------ Extracted entries ------

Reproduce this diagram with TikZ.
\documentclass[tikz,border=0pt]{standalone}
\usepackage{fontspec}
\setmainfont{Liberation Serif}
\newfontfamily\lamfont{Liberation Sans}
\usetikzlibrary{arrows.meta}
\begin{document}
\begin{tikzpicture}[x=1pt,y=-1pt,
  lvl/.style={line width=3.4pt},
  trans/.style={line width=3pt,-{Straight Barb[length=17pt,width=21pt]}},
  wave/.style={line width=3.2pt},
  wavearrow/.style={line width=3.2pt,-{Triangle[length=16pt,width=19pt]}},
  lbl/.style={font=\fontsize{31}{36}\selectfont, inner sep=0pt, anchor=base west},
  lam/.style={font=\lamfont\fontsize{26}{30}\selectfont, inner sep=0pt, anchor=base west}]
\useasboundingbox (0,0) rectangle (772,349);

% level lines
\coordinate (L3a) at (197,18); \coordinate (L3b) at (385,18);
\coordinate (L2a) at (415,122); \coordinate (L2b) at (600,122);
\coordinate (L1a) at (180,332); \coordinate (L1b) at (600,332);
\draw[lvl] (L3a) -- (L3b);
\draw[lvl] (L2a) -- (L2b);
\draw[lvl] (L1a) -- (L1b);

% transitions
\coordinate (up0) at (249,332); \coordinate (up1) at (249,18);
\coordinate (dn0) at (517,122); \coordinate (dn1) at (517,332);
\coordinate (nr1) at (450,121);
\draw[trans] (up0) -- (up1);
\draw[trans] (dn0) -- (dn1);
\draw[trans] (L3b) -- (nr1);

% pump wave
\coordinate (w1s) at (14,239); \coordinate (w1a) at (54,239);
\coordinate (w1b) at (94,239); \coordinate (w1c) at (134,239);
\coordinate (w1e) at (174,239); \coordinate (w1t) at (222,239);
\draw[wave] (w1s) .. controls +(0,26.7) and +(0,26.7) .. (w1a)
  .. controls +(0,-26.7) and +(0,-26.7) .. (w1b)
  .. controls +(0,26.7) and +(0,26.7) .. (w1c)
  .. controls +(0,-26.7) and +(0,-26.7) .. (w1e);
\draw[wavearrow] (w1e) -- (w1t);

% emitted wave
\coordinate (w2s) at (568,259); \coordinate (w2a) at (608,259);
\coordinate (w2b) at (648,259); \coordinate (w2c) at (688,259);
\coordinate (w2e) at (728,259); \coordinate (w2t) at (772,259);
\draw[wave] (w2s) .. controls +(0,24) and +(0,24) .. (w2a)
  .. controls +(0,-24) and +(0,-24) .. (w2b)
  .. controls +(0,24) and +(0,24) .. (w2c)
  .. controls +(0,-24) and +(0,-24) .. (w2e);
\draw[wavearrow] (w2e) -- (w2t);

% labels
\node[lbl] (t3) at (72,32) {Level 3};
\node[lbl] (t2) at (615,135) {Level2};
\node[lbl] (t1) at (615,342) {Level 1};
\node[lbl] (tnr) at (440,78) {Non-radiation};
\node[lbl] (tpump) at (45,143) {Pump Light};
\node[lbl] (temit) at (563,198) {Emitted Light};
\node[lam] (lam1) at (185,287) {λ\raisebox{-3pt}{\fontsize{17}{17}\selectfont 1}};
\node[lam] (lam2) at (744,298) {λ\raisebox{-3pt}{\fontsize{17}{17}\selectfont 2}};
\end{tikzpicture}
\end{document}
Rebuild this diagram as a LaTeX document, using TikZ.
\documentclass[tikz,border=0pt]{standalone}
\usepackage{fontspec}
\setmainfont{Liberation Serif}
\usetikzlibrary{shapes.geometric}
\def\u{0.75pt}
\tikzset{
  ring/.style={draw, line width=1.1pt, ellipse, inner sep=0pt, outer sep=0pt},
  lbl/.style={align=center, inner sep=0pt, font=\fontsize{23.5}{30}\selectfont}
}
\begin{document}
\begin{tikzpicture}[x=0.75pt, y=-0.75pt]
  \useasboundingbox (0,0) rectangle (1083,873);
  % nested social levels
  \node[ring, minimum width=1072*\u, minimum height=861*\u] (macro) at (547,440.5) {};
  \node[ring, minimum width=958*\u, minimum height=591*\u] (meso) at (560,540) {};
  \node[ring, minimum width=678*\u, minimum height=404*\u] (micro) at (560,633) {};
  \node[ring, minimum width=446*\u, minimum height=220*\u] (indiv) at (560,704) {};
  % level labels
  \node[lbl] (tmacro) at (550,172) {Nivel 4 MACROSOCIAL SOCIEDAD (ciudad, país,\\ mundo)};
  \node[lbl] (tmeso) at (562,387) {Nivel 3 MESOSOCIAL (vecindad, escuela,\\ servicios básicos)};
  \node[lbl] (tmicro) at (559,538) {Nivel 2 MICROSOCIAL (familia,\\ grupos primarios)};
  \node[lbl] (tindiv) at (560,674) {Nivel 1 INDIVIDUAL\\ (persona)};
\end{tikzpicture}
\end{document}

------

Only the lines from the first line of the records through the line containing "(0,0) rectangle (772,349);" should be repeated, exactly as they appear.

**Expected answer**
Reproduce this diagram with TikZ.
\documentclass[tikz,border=0pt]{standalone}
\usepackage{fontspec}
\setmainfont{Liberation Serif}
\newfontfamily\lamfont{Liberation Sans}
\usetikzlibrary{arrows.meta}
\begin{document}
\begin{tikzpicture}[x=1pt,y=-1pt,
  lvl/.style={line width=3.4pt},
  trans/.style={line width=3pt,-{Straight Barb[length=17pt,width=21pt]}},
  wave/.style={line width=3.2pt},
  wavearrow/.style={line width=3.2pt,-{Triangle[length=16pt,width=19pt]}},
  lbl/.style={font=\fontsize{31}{36}\selectfont, inner sep=0pt, anchor=base west},
  lam/.style={font=\lamfont\fontsize{26}{30}\selectfont, inner sep=0pt, anchor=base west}]
\useasboundingbox (0,0) rectangle (772,349);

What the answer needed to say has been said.